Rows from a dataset
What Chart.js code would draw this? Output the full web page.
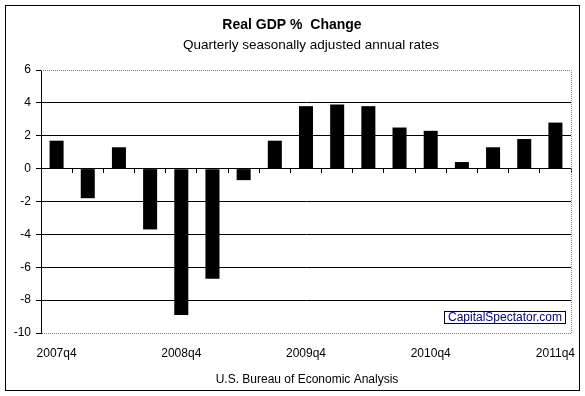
<!DOCTYPE html>
<html>
<head>
<meta charset="utf-8">
<script src="https://cdn.jsdelivr.net/npm/chart.js@4/dist/chart.umd.min.js"></script>
<style>
    body { margin: 0; background: #fff; }
    canvas { display: block; }
</style>
</head>
<body>
<canvas id="gdpChart" width="585" height="396"></canvas>
<script>
const quarters = ['2007q4', '2008q1', '2008q2', '2008q3', '2008q4', '2009q1', '2009q2', '2009q3',
    '2009q4', '2010q1', '2010q2', '2010q3', '2010q4', '2011q1', '2011q2', '2011q3', '2011q4'];
const gdpChange = [1.7, -1.8, 1.3, -3.7, -8.9, -6.7, -0.7, 1.7, 3.8, 3.9, 3.8, 2.5, 2.3, 0.4, 1.3, 1.8, 2.8];
const yMin = -10;
const yMax = 6;
const yStep = 2;
const labelEvery = 4;

const titleText = 'Real GDP %  Change';
const subtitleText = 'Quarterly seasonally adjusted annual rates';
const sourceText = 'U.S. Bureau of Economic Analysis';
const watermarkText = 'CapitalSpectator.com';

const font = '"Liberation Sans", Arial, sans-serif';

// frame, plot border, titles and the little watermark box
const decorations = {
    id: 'decorations',
    beforeDraw(chart) {
        const c = chart.ctx;
        c.save();
        c.fillStyle = '#fff';
        c.fillRect(0, 0, chart.width, chart.height);
        c.restore();
    },
    afterDraw(chart) {
        const c = chart.ctx;
        const area = chart.chartArea;
        c.save();
        c.strokeStyle = '#000';
        c.lineWidth = 1;
        c.strokeRect(5.5, 5.5, 574, 385);

        c.strokeStyle = '#808080';
        c.setLineDash([1, 1]);
        c.beginPath();
        c.moveTo(area.left, area.top + 0.5);
        c.lineTo(area.right + 0.5, area.top + 0.5);
        c.lineTo(area.right + 0.5, area.bottom + 0.5);
        c.lineTo(area.left + 1, area.bottom + 0.5);
        c.stroke();
        c.setLineDash([]);

        c.fillStyle = '#000';
        c.textAlign = 'center';
        c.textBaseline = 'middle';
        c.font = 'bold 14px ' + font;
        c.fillText(titleText, 292, 25);
        c.font = '13.5px ' + font;
        c.fillText(subtitleText, 311, 45);
        c.font = '12px ' + font;
        c.fillText(sourceText, 307, 380);

        c.strokeStyle = '#000033';
        c.strokeRect(444.5, 311.5, 121, 12);
        c.fillStyle = '#000080';
        c.font = '12px ' + font;
        c.fillText(watermarkText, 505, 318);
        c.restore();
    }
};

new Chart(document.getElementById('gdpChart'), {
    type: 'bar',
    data: {
        labels: quarters,
        datasets: [{
            label: 'Real GDP % Change',
            data: gdpChange,
            backgroundColor: '#000',
            borderWidth: 0,
            barPercentage: 0.45,
            categoryPercentage: 1
        }]
    },
    options: {
        responsive: false,
        animation: false,
        events: [],
        layout: { padding: { top: 70, right: 14, left: 0, bottom: 0 } },
        plugins: {
            legend: { display: false },
            tooltip: { enabled: false }
        },
        scales: {
            x: {
                position: 'bottom',
                grid: { display: false },
                border: { display: false },
                ticks: {
                    autoSkip: false,
                    maxRotation: 0,
                    padding: 5,
                    color: '#000',
                    font: { family: font, size: 12 },
                    callback: (value, index) => index % labelEvery === 0 ? quarters[index] : ''
                },
                afterFit: (scale) => { scale.height = 63; }
            },
            zero: {
                axis: 'x',
                type: 'category',
                labels: quarters,
                position: { y: 0 },
                grid: {
                    offset: true,
                    drawOnChartArea: false,
                    drawTicks: true,
                    tickLength: 4,
                    tickColor: '#000'
                },
                border: { display: true, color: '#000', width: 1 },
                ticks: { display: false }
            },
            y: {
                min: yMin,
                max: yMax,
                grid: {
                    color: (ctx) => (ctx.tick && (ctx.tick.value === yMax || ctx.tick.value === yMin)) ? 'rgba(0,0,0,0)' : '#000',
                    tickColor: '#000',
                    tickLength: 5
                },
                border: { display: true, color: '#000', width: 1 },
                ticks: {
                    stepSize: yStep,
                    padding: 5,
                    color: '#000',
                    font: { family: font, size: 12 }
                },
                afterFit: (scale) => { scale.width = 41; }
            }
        }
    },
    plugins: [decorations]
});
</script>
</body>
</html>
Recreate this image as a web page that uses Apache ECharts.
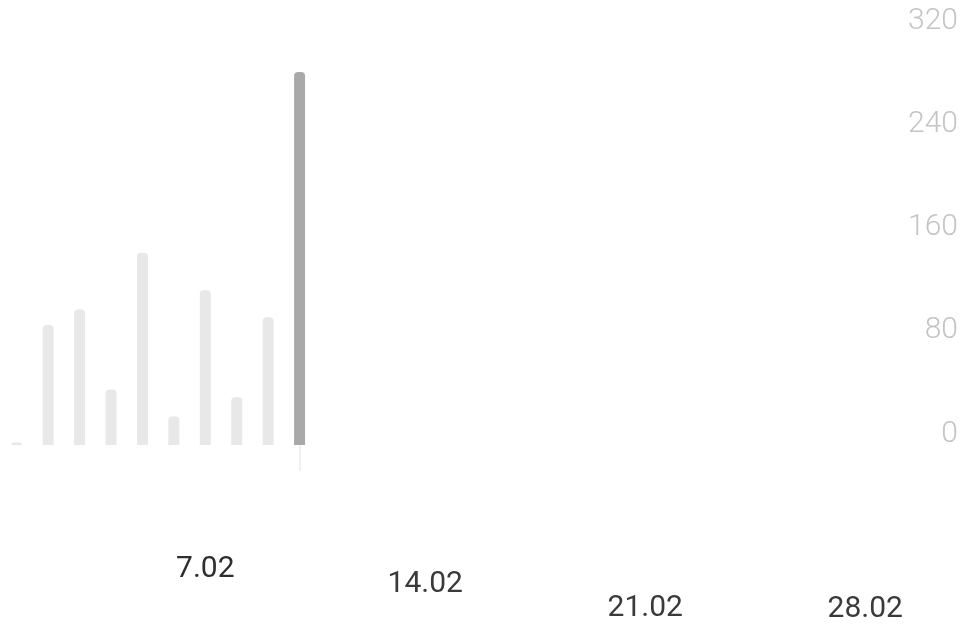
<!DOCTYPE html>
<html>
<head>
<meta charset="utf-8">
<script src="https://cdn.jsdelivr.net/npm/echarts@6/dist/echarts.min.js"></script>
<style>
html,body{margin:0;padding:0;background:#fff;}
#chart{width:962px;height:629px;}
</style>
</head>
<body>
<div id="chart"></div>
<script>
// дни февраля
var days = ['1.02','2.02','3.02','4.02','5.02','6.02','7.02','8.02','9.02','10.02',
    '11.02','12.02','13.02','14.02','15.02','16.02','17.02','18.02','19.02','20.02',
    '21.02','22.02','23.02','24.02','25.02','26.02','27.02','28.02'];
// значения по дням (остальные дни пустые)
var values = [2, 93, 105, 43, 149, 22, 120, 37, 99, 289];
var yTicks = [0, 80, 160, 240, 320];
var shownLabels = ['7.02', '14.02', '21.02', '28.02'];
var activeIndex = 9;

var chart = echarts.init(document.getElementById('chart'));

var option = {
    animation: false,
    backgroundColor: '#fff',
    grid: {
        left: 1,
        right: 81,
        top: 32,
        bottom: 184
    },
    xAxis: {
        type: 'category',
        data: days,
        axisLine: { show: false },
        axisTick: {
            show: true,
            alignWithLabel: true,
            interval: function (index) { return index === activeIndex; },
            length: 26,
            lineStyle: { color: '#f0f0f0', width: 2 }
        },
        axisLabel: {
            interval: function (index, value) { return shownLabels.indexOf(value) >= 0; },
            margin: 109,
            color: '#333',
            fontFamily: 'Roboto',
            fontSize: 30,
            formatter: function (value) {
                //照片里标签高低不齐
                var k = shownLabels.indexOf(value);
                return '{l' + k + '|' + value + '}';
            },
            rich: {
                l0: { padding: [0, 0, 0, 0], fontSize: 30, color: '#2e2e2e' },
                l1: { padding: [15, 0, 0, 0], fontSize: 30, color: '#3a3a3a' },
                l2: { padding: [39, 0, 0, 0], fontSize: 30, color: '#3a3a3a' },
                l3: { padding: [40, 0, 0, 0], fontSize: 30, color: '#3a3a3a' }
            }
        },
        splitLine: { show: false }
    },
    yAxis: {
        type: 'value',
        position: 'right',
        min: yTicks[0],
        max: yTicks[yTicks.length - 1],
        interval: yTicks[1] - yTicks[0],
        axisLine: { show: false },
        axisTick: { show: false },
        splitLine: { show: false },
        axisLabel: {
            margin: 77,
            align: 'right',
            verticalAlign: 'bottom',
            lineHeight: 22,
            color: '#c4c4c4',
            fontFamily: 'Roboto',
            fontWeight: 300,
            fontSize: 30
        }
    },
    series: [{
        type: 'bar',
        data: values,
        barWidth: 11,
        itemStyle: {
            color: function (params) {
                return params.dataIndex === activeIndex ? '#a9a9a9' : '#e8e8e8';
            },
            borderRadius: [4, 4, 0, 0]
        }
    }]
};
chart.setOption(option);
</script>
</body>
</html>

■ WHAT IS ASKED ■
Copy each line above containing the string "this".

■ TASK OUTPUT ■
What Chart.js code would draw this? Output the full web page.
Recreate this image as a web page that uses Apache ECharts.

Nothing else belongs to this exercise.